According to Nedbank’s head of communications Esme Arendse, there is still a lot of work to be done with regard to transformation in the sector. She states that management control and employment remain a challenge – especially in relation to the representation of women and black people in senior management positions.
The draft amended FSC puts great emphasis on the development of black employees within the sector in order to equip them with the necessary skills to apply for management positions, should these positions become available.
Esme states that one of the challenges faced by the bank is indeed meeting these skills development targets. However, Nedbank is set on rectifying the inequality that still exists in the sector and will continue to work towards solutions. Nedbank was awarded the Oliver Top Empowered Company Award in 2015.
Standard Bank has made big strides in transformation over the years. Dating back to April 2003, the bank in collaboration with Nduna Trust, Safika Holdings and Simeka Investment Holdings set up a black economic empowerment company called Andisa Capital.
Standard Bank held a 49% stake in Andisa, and the black consortium acquired 51%. Following Standard Bank’s selling of their majority stake in Standard Risk & Treasury Management Services – an agency stockbroking and treasury management business – to Andisa, the company started operating independently.
In 2015, the bank’s B-BBEE scheme Tutuwa created approximately R10.7-billion for its strategic partners and small businesses. The scheme was implemented in 2004 and in over 10 years, real assets were transferred to more than 6 500 people and enterprises.
Employment Equity is a continuous focus point for Absa: 68% of their employees are black – with an increase of 38% in black senior management positions, 54% in middle management and 74% in junior management.

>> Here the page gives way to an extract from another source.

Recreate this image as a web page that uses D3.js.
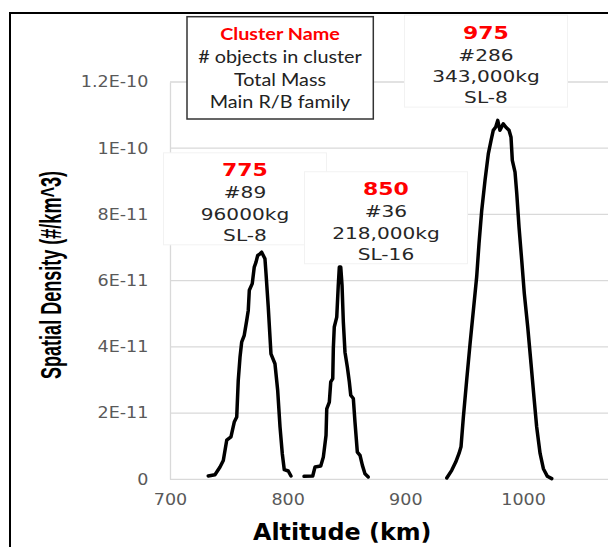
<!DOCTYPE html>
<html>
<head>
<meta charset="utf-8">
<script src="https://cdn.jsdelivr.net/npm/d3@7"></script>
<style>
  body { margin: 0; background: #fff; }
  svg { display: block; }
</style>
</head>
<body>
<div id="container"></div>
<script>
const w = 608;
const h = 547;
const p = {top: 82, left: 170, bottom: 479.3, right: 640.7};

// altitude (km) / spatial density (x 1E-11 #/km^3)
const alt775 = [732.5, 738.2, 742.5, 745.3, 748.2, 751.8, 754.6, 756.7, 758.0, 759.5, 760.9, 763.1, 765.2, 766.5, 767.4, 769.9, 771.6, 773.1, 774.5, 776.5, 777.9, 779.3, 780.7, 781.6, 783.5, 785.8, 789.2, 791.5, 793.5, 795.4, 797.1, 800.5, 802.8];
const dens775 = [0.10, 0.14, 0.37, 0.57, 1.18, 1.28, 1.73, 1.88, 2.99, 3.69, 4.14, 4.35, 4.80, 5.10, 5.71, 5.91, 6.41, 6.56, 6.76, 6.81, 6.86, 6.76, 6.66, 6.21, 5.20, 3.79, 3.49, 2.69, 1.58, 0.78, 0.29, 0.25, 0.10];

const alt850 = [813.9, 821.3, 823.2, 828.1, 830.3, 832.6, 833.2, 835.4, 836.6, 838.3, 838.8, 839.6, 841.7, 843.0, 843.9, 845.1, 846.2, 847.3, 848.7, 850.7, 852.4, 853.6, 855.8, 857.2, 859.2, 861.5, 863.5, 865.7, 868.5];
const dens850 = [0.09, 0.10, 0.37, 0.40, 0.67, 1.33, 2.13, 2.33, 2.94, 3.04, 3.95, 4.60, 4.90, 5.86, 6.41, 6.41, 5.86, 4.75, 3.84, 3.39, 2.94, 2.54, 2.44, 1.73, 0.82, 0.72, 0.42, 0.17, 0.07];

const alt975 = [935.2, 939.4, 942.8, 945.6, 947.3, 949.3, 952.1, 955.0, 957.8, 960.6, 962.6, 964.9, 967.7, 970.5, 972.8, 974.7, 976.8, 978.5, 980.4, 983.2, 985.3, 988.1, 989.8, 990.9, 993.2, 994.7, 996.6, 998.9, 1001.1, 1004.0, 1006.8, 1009.3, 1011.6, 1014.5, 1017.3, 1020.7, 1024.4];
const dens975 = [0.04, 0.27, 0.52, 0.78, 0.98, 1.88, 2.99, 4.10, 5.10, 6.11, 7.12, 8.12, 9.03, 9.83, 10.23, 10.54, 10.64, 10.84, 10.54, 10.74, 10.64, 10.54, 10.33, 9.63, 9.28, 8.62, 7.62, 6.61, 5.61, 4.60, 3.49, 2.48, 1.58, 0.78, 0.32, 0.09, 0.02];

const xTicks = [700, 800, 900, 1000];
const yTicks = [0, 2, 4, 6, 8, 10, 12];
const yTickLabels = ['0', '2E-11', '4E-11', '6E-11', '8E-11', '1E-10', '1.2E-10'];

const clusterNames = ['775', '850', '975'];
const clusterCounts = ['#89', '#36', '#286'];
const clusterMass = ['96000kg', '218,000kg', '343,000kg'];
const clusterFamily = ['SL-8', 'SL-16', 'SL-8'];
const legendLines = ['Cluster Name', '# objects in cluster', 'Total Mass', 'Main R/B family'];

// label boxes: top-centre anchor in data units
const boxAlt = [763.7, 883.5, 968.5];
const boxTop = [9.86, 9.29, 14.02];
const boxW = 163, boxH = 92;
const lineOff = [23.5, 45.5, 67, 88];

const series = [
  {alt: alt775, dens: dens775},
  {alt: alt850, dens: dens850},
  {alt: alt975, dens: dens975}
];

const svg = d3.select('#container')
  .append('svg')
  .attr('width', w)
  .attr('height', h)
  .attr('viewBox', [0, 0, w, h])
  .style('background', '#fff');

const x = d3.scaleLinear()
  .domain([700, 1100])
  .range([p.left, p.right]);
const y = d3.scaleLinear()
  .domain([0, 12])
  .range([p.bottom, p.top]);

// gridlines
svg.append('g')
  .selectAll('line')
  .data(yTicks)
  .enter()
  .append('line')
  .attr('x1', p.left)
  .attr('x2', w + 10)
  .attr('y1', d => y(d))
  .attr('y2', d => y(d))
  .attr('stroke', '#d9d9d9')
  .attr('stroke-width', 1.3);

const yAxis = d3.axisLeft(y)
  .tickValues(yTicks)
  .tickFormat((d, i) => yTickLabels[i])
  .tickSize(0)
  .tickSizeOuter(0)
  .tickPadding(18.5);

svg.append('g')
  .attr('transform', 'translate(' + p.left + ',0)')
  .call(yAxis)
  .call(g => g.select('.domain').attr('stroke', '#d9d9d9').attr('stroke-width', 1.3))
  .call(g => g.selectAll('text')
    .attr('fill', '#595959')
    .attr('transform', 'scale(1.17,1)')
    .style('font', '15px "DejaVu Sans"'));

const xAxis = d3.axisBottom(x)
  .tickValues(xTicks)
  .tickFormat(d3.format('d'))
  .tickSize(0)
  .tickSizeOuter(0)
  .tickPadding(15);

svg.append('g')
  .attr('transform', 'translate(0,' + p.bottom + ')')
  .call(xAxis)
  .call(g => g.select('.domain').remove())
  .call(g => g.selectAll('text')
    .attr('fill', '#595959')
    .attr('transform', 'scale(1.17,1)')
    .style('font', '15px "DejaVu Sans"'));

// legend box
const legend = svg.append('g');
legend.append('rect')
  .attr('x', 187)
  .attr('y', 16.7)
  .attr('width', 186.3)
  .attr('height', 102.3)
  .attr('fill', '#fff')
  .attr('stroke', '#333')
  .attr('stroke-width', 1.5);

const legendBase = [39.5, 63, 86, 107.5];
legend.selectAll('text')
  .data(legendLines)
  .enter()
  .append('text')
  .attr('transform', (d, i) => 'translate(280,' + legendBase[i] + ') scale(1.2,1)')
  .attr('text-anchor', 'middle')
  .attr('fill', (d, i) => i === 0 ? '#ff0000' : '#222')
  .style('font-family', 'Lato')
  .style('font-size', '16.5px')
  .style('font-weight', (d, i) => i === 0 ? 'bold' : 'normal')
  .text(d => d);

// cluster label boxes
const boxes = svg.append('g')
  .selectAll('g')
  .data(clusterNames)
  .enter()
  .append('g')
  .attr('transform', (d, i) => 'translate(' + x(boxAlt[i]) + ',' + y(boxTop[i]) + ')');

boxes.append('rect')
  .attr('x', -boxW / 2)
  .attr('y', 0)
  .attr('width', boxW)
  .attr('height', boxH)
  .attr('fill', '#fff')
  .attr('stroke', '#f2f2f2');

boxes.each(function (d, i) {
  const lines = [clusterNames[i], clusterCounts[i], clusterMass[i], clusterFamily[i]];
  d3.select(this).selectAll('text')
    .data(lines)
    .enter()
    .append('text')
    .attr('transform', (t, j) => 'translate(0,' + lineOff[j] + ') scale(1.22,1)')
    .attr('text-anchor', 'middle')
    .attr('fill', (t, j) => j === 0 ? '#ff0000' : '#262626')
    .style('font-family', '"DejaVu Sans"')
    .style('font-size', (t, j) => j === 0 ? '18px' : '16.5px')
    .style('font-weight', (t, j) => j === 0 ? 'bold' : 'normal')
    .text(t => t);
});

// density curves
const line = d3.line()
  .x(d => x(d[0]))
  .y(d => y(d[1]));

svg.append('g')
  .selectAll('path')
  .data(series)
  .enter()
  .append('path')
  .attr('d', s => line(d3.zip(s.alt, s.dens)))
  .attr('fill', 'none')
  .attr('stroke', '#000')
  .attr('stroke-width', 3.5)
  .attr('stroke-linejoin', 'round')
  .attr('stroke-linecap', 'round');

// axis titles
svg.append('text')
  .attr('transform', 'translate(342.2,540) scale(1.06,1)')
  .attr('text-anchor', 'middle')
  .style('font', 'bold 22.5px "DejaVu Sans"')
  .attr('fill', '#000')
  .text('Altitude (km)');

svg.append('text')
  .attr('transform', 'translate(61,275) scale(1.3,1) rotate(-90) scale(0.82,1)')
  .attr('text-anchor', 'middle')
  .style('font', 'bold 22px "Liberation Sans"')
  .attr('fill', '#000')
  .text('Spatial Density (#/km^3)');

// outer frame
svg.append('rect')
  .attr('x', 10)
  .attr('y', 13)
  .attr('width', 800)
  .attr('height', 800)
  .attr('fill', 'none')
  .attr('stroke', '#000')
  .attr('stroke-width', 2);
</script>
</body>
</html>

According to a spokesperson, “Absa aims to build a fully representative, fully diverse and inclusive organisation that is reflective of our broader society, and offer equal opportunities regardless of race, gender, sexual orientation or disability.”
First Rand Bank
Big brands like FNB, RMB and WesBank fall under the First Rand Bank group – a group that boasts a B-BBEE level 2 status. According to Lulu Gwagwa, Chairperson of the First Rand transformation committee, “B-BBEE is a business imperative at First Rand. The Group has formal governance and management processes that aim to go beyond compliance through addressing the substantive issues impacting the effective implementation of its transformation strategy. B-BBEE performance is accordingly integrated into the company’s remuneration systems, risk and business performance management processes.”